We have measured 19 nodes power consumption (pulling one unit out) with a Kill-A-Watt meter over 775+ hours to arrive at a mean consumption rate of 418.4 watts. That totals to 109,956 KwH/year in power consumption ((watts/1000 Kw per hour) * 24 hours * 365 days * 30 servers), which is a low water mark as the racks in question also contain switches, two UPS units, and a disk array. (Note: Peter did a side calculation using the 4 watt measurement on panel directly and came up with 126,000 KwH/year which can be considered the high water mark estimate).

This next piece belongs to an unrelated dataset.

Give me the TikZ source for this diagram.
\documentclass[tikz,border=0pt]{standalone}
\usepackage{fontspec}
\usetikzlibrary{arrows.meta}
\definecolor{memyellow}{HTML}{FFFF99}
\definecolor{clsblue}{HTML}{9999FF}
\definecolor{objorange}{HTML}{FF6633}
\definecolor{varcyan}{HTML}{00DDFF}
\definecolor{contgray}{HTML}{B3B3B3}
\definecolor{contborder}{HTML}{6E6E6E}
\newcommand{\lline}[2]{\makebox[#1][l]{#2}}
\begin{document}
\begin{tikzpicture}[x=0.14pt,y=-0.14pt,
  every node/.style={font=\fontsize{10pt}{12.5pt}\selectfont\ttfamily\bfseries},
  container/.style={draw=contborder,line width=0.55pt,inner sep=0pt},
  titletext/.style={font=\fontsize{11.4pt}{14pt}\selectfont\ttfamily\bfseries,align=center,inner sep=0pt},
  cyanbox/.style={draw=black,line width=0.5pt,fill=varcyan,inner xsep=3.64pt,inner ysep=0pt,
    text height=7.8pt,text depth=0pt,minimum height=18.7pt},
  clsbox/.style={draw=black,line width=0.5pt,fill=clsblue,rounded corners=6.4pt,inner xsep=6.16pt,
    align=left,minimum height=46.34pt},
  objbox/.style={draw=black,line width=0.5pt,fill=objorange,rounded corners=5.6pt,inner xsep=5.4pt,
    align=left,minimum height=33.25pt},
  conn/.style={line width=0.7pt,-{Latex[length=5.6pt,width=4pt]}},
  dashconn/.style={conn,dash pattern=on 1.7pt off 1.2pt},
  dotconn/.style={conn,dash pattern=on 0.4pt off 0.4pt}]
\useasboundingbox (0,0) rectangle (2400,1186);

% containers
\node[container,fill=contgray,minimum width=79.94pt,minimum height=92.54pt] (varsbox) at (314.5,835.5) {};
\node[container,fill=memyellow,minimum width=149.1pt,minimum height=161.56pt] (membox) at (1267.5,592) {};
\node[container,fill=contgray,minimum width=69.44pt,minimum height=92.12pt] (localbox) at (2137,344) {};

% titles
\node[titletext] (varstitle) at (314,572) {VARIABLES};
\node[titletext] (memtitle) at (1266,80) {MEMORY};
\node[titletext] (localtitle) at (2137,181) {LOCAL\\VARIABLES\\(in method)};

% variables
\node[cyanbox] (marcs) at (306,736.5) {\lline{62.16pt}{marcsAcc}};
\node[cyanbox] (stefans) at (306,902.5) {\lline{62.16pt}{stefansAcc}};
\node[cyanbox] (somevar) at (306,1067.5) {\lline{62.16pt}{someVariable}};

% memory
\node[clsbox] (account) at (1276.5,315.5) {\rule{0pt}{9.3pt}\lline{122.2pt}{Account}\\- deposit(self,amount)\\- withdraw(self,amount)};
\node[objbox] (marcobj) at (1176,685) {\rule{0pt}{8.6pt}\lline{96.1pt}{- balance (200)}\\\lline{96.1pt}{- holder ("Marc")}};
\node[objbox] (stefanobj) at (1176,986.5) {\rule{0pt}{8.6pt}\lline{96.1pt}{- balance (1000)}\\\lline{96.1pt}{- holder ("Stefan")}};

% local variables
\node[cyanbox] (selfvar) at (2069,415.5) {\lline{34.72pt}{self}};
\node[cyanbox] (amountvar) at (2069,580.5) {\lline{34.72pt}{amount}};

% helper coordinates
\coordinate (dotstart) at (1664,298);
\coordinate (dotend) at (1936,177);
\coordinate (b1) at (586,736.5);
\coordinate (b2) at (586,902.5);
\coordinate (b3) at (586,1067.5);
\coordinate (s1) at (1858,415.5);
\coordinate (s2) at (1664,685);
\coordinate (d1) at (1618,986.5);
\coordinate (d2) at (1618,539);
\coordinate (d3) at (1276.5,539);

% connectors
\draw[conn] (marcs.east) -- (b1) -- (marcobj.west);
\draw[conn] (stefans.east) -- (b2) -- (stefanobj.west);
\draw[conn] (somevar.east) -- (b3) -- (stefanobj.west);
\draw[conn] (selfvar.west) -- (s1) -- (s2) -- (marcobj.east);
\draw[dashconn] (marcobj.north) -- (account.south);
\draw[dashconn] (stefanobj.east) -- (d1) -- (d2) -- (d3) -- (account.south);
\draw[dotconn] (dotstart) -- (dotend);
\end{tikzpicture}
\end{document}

Based on 12.5 cents per Kwh (this is an all inclusive cost including natural gas cost, heat recoup costs, distribution, maintenance etc) the hardware burns away $13,744.50 per year. Best guess is cooling costs are at least that (another possible low water mark) so the total cost for all power consumption is $27,489 per year. If we run the hardware for another 3 years that total cost is $82,467.
If we could replace, or approximate, the 30 compute nodes' computational power (0.6 teraflops) and job slots (240 cores) with new hardware that consumes 50% less in power, our ROI is 6 years based on the low water mark numbers. When using the high water mark the ROI is 5 years.
| vendor | nodes | chip | ghz | cache | cores | Tcores | disk | ram | ram/core | pdu | eswtich | warranty | watts | cost | tflops |
|---|---|---|---|---|---|---|---|---|---|---|---|---|---|---|---|
| dell | 30 | X5355 | 2.66 | 4 | 8 | 240 | 80 | 4-16 | 0.5-2 | Y | Y | N | na | 0.67 | |